╔══
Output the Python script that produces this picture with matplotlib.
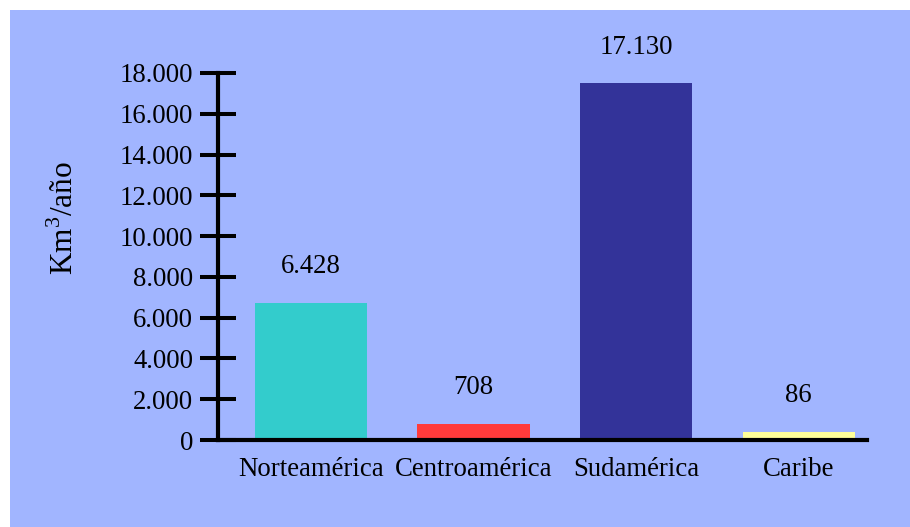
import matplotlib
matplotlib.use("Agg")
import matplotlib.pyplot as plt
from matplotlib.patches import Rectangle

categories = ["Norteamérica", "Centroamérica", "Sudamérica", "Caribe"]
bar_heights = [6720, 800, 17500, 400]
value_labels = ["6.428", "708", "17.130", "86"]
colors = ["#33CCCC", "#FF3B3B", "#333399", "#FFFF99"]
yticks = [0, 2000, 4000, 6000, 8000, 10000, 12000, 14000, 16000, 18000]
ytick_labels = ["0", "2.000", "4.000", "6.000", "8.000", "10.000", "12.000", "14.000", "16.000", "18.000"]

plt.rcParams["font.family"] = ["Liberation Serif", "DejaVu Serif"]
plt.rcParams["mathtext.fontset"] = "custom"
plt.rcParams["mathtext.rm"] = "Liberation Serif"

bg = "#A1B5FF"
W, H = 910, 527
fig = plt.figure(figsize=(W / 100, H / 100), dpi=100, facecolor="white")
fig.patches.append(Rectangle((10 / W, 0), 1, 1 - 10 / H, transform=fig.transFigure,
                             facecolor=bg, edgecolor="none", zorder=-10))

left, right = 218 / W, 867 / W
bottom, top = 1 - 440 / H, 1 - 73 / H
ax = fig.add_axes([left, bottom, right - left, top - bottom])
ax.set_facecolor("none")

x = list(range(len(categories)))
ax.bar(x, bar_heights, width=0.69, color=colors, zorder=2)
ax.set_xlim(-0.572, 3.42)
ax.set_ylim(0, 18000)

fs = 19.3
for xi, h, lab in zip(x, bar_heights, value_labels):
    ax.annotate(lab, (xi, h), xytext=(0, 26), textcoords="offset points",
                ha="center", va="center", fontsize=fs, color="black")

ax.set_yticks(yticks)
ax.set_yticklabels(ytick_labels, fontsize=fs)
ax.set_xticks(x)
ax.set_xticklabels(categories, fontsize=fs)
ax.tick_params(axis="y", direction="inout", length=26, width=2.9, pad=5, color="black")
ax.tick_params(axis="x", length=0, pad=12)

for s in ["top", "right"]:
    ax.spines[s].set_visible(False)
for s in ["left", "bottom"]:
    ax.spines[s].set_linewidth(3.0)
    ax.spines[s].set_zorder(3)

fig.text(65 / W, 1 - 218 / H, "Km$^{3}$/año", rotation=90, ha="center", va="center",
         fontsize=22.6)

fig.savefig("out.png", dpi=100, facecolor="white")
╚══
Directions for this task → Return the material word for word. Pictures are not part of the copy.

Response to this exercise →
Output the Python script that produces this picture with matplotlib.
import matplotlib
matplotlib.use("Agg")
import matplotlib.pyplot as plt
from matplotlib.patches import Rectangle

categories = ["Norteamérica", "Centroamérica", "Sudamérica", "Caribe"]
bar_heights = [6720, 800, 17500, 400]
value_labels = ["6.428", "708", "17.130", "86"]
colors = ["#33CCCC", "#FF3B3B", "#333399", "#FFFF99"]
yticks = [0, 2000, 4000, 6000, 8000, 10000, 12000, 14000, 16000, 18000]
ytick_labels = ["0", "2.000", "4.000", "6.000", "8.000", "10.000", "12.000", "14.000", "16.000", "18.000"]

plt.rcParams["font.family"] = ["Liberation Serif", "DejaVu Serif"]
plt.rcParams["mathtext.fontset"] = "custom"
plt.rcParams["mathtext.rm"] = "Liberation Serif"

bg = "#A1B5FF"
W, H = 910, 527
fig = plt.figure(figsize=(W / 100, H / 100), dpi=100, facecolor="white")
fig.patches.append(Rectangle((10 / W, 0), 1, 1 - 10 / H, transform=fig.transFigure,
                             facecolor=bg, edgecolor="none", zorder=-10))

left, right = 218 / W, 867 / W
bottom, top = 1 - 440 / H, 1 - 73 / H
ax = fig.add_axes([left, bottom, right - left, top - bottom])
ax.set_facecolor("none")

x = list(range(len(categories)))
ax.bar(x, bar_heights, width=0.69, color=colors, zorder=2)
ax.set_xlim(-0.572, 3.42)
ax.set_ylim(0, 18000)

fs = 19.3
for xi, h, lab in zip(x, bar_heights, value_labels):
    ax.annotate(lab, (xi, h), xytext=(0, 26), textcoords="offset points",
                ha="center", va="center", fontsize=fs, color="black")

ax.set_yticks(yticks)
ax.set_yticklabels(ytick_labels, fontsize=fs)
ax.set_xticks(x)
ax.set_xticklabels(categories, fontsize=fs)
ax.tick_params(axis="y", direction="inout", length=26, width=2.9, pad=5, color="black")
ax.tick_params(axis="x", length=0, pad=12)

for s in ["top", "right"]:
    ax.spines[s].set_visible(False)
for s in ["left", "bottom"]:
    ax.spines[s].set_linewidth(3.0)
    ax.spines[s].set_zorder(3)

fig.text(65 / W, 1 - 218 / H, "Km$^{3}$/año", rotation=90, ha="center", va="center",
         fontsize=22.6)

fig.savefig("out.png", dpi=100, facecolor="white")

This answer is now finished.